● **Instructions for the task**: Omit any picture, and return the remaining data exactly as written.
◆ ◆ ◆ ◆ ◆
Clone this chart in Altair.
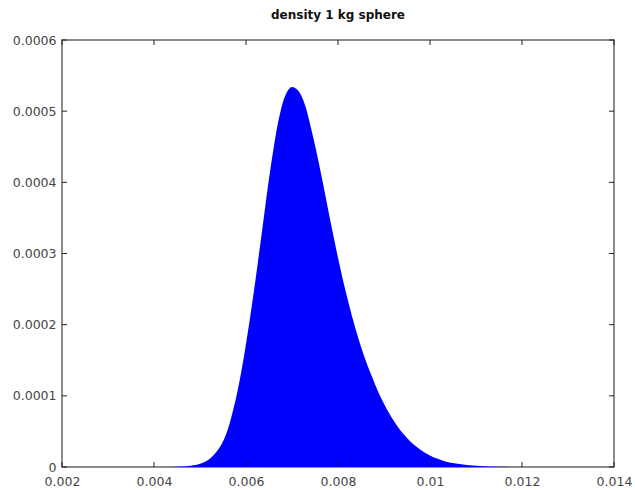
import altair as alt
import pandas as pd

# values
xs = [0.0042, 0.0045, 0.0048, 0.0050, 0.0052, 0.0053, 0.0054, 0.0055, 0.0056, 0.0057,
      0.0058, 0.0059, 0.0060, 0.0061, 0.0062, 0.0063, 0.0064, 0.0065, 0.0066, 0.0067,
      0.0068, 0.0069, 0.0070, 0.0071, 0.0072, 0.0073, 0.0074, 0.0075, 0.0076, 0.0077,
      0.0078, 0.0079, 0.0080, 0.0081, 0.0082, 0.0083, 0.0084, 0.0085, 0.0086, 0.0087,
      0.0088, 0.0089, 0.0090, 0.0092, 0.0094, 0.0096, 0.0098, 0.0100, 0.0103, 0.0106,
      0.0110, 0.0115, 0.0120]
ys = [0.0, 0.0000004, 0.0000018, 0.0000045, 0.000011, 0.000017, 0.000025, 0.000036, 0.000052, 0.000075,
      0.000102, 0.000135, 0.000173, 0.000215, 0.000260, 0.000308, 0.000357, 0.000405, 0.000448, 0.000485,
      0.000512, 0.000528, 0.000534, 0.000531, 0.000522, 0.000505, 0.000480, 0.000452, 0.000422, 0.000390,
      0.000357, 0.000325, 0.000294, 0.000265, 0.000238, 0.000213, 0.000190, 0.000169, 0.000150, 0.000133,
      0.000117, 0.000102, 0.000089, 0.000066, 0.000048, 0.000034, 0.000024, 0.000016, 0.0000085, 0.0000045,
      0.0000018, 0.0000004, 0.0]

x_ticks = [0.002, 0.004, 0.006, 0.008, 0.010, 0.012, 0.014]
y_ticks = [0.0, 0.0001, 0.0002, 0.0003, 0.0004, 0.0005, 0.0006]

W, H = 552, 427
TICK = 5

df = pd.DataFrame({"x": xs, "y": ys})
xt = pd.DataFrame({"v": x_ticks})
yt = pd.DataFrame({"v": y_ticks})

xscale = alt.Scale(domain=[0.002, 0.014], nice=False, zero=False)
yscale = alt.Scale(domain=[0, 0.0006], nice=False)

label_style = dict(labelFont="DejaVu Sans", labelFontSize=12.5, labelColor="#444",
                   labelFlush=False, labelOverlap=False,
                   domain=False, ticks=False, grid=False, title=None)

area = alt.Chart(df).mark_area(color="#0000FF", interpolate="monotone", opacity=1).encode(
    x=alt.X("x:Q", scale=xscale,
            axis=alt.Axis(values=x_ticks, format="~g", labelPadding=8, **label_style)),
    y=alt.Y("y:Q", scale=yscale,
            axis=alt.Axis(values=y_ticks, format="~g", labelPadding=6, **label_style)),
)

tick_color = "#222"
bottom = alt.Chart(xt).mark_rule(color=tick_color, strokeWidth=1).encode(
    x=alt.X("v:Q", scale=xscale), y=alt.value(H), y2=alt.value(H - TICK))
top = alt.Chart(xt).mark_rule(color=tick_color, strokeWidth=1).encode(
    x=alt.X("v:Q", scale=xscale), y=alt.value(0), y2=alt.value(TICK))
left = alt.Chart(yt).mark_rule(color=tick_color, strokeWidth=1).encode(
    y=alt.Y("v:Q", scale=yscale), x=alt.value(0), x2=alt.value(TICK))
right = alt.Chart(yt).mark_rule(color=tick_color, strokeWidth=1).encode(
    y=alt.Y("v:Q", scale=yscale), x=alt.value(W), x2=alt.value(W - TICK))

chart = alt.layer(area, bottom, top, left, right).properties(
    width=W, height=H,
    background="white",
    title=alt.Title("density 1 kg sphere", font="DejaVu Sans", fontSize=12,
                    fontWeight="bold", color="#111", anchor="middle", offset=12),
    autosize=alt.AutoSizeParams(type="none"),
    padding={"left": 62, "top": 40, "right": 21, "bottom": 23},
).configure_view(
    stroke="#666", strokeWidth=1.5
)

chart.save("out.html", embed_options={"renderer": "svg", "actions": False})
◆ ◆ ◆ ◆ ◆
● **Exercise solution**:
Clone this chart in Altair.
import altair as alt
import pandas as pd

# values
xs = [0.0042, 0.0045, 0.0048, 0.0050, 0.0052, 0.0053, 0.0054, 0.0055, 0.0056, 0.0057,
      0.0058, 0.0059, 0.0060, 0.0061, 0.0062, 0.0063, 0.0064, 0.0065, 0.0066, 0.0067,
      0.0068, 0.0069, 0.0070, 0.0071, 0.0072, 0.0073, 0.0074, 0.0075, 0.0076, 0.0077,
      0.0078, 0.0079, 0.0080, 0.0081, 0.0082, 0.0083, 0.0084, 0.0085, 0.0086, 0.0087,
      0.0088, 0.0089, 0.0090, 0.0092, 0.0094, 0.0096, 0.0098, 0.0100, 0.0103, 0.0106,
      0.0110, 0.0115, 0.0120]
ys = [0.0, 0.0000004, 0.0000018, 0.0000045, 0.000011, 0.000017, 0.000025, 0.000036, 0.000052, 0.000075,
      0.000102, 0.000135, 0.000173, 0.000215, 0.000260, 0.000308, 0.000357, 0.000405, 0.000448, 0.000485,
      0.000512, 0.000528, 0.000534, 0.000531, 0.000522, 0.000505, 0.000480, 0.000452, 0.000422, 0.000390,
      0.000357, 0.000325, 0.000294, 0.000265, 0.000238, 0.000213, 0.000190, 0.000169, 0.000150, 0.000133,
      0.000117, 0.000102, 0.000089, 0.000066, 0.000048, 0.000034, 0.000024, 0.000016, 0.0000085, 0.0000045,
      0.0000018, 0.0000004, 0.0]

x_ticks = [0.002, 0.004, 0.006, 0.008, 0.010, 0.012, 0.014]
y_ticks = [0.0, 0.0001, 0.0002, 0.0003, 0.0004, 0.0005, 0.0006]

W, H = 552, 427
TICK = 5

df = pd.DataFrame({"x": xs, "y": ys})
xt = pd.DataFrame({"v": x_ticks})
yt = pd.DataFrame({"v": y_ticks})

xscale = alt.Scale(domain=[0.002, 0.014], nice=False, zero=False)
yscale = alt.Scale(domain=[0, 0.0006], nice=False)

label_style = dict(labelFont="DejaVu Sans", labelFontSize=12.5, labelColor="#444",
                   labelFlush=False, labelOverlap=False,
                   domain=False, ticks=False, grid=False, title=None)

area = alt.Chart(df).mark_area(color="#0000FF", interpolate="monotone", opacity=1).encode(
    x=alt.X("x:Q", scale=xscale,
            axis=alt.Axis(values=x_ticks, format="~g", labelPadding=8, **label_style)),
    y=alt.Y("y:Q", scale=yscale,
            axis=alt.Axis(values=y_ticks, format="~g", labelPadding=6, **label_style)),
)

tick_color = "#222"
bottom = alt.Chart(xt).mark_rule(color=tick_color, strokeWidth=1).encode(
    x=alt.X("v:Q", scale=xscale), y=alt.value(H), y2=alt.value(H - TICK))
top = alt.Chart(xt).mark_rule(color=tick_color, strokeWidth=1).encode(
    x=alt.X("v:Q", scale=xscale), y=alt.value(0), y2=alt.value(TICK))
left = alt.Chart(yt).mark_rule(color=tick_color, strokeWidth=1).encode(
    y=alt.Y("v:Q", scale=yscale), x=alt.value(0), x2=alt.value(TICK))
right = alt.Chart(yt).mark_rule(color=tick_color, strokeWidth=1).encode(
    y=alt.Y("v:Q", scale=yscale), x=alt.value(W), x2=alt.value(W - TICK))

chart = alt.layer(area, bottom, top, left, right).properties(
    width=W, height=H,
    background="white",
    title=alt.Title("density 1 kg sphere", font="DejaVu Sans", fontSize=12,
                    fontWeight="bold", color="#111", anchor="middle", offset=12),
    autosize=alt.AutoSizeParams(type="none"),
    padding={"left": 62, "top": 40, "right": 21, "bottom": 23},
).configure_view(
    stroke="#666", strokeWidth=1.5
)

chart.save("out.html", embed_options={"renderer": "svg", "actions": False})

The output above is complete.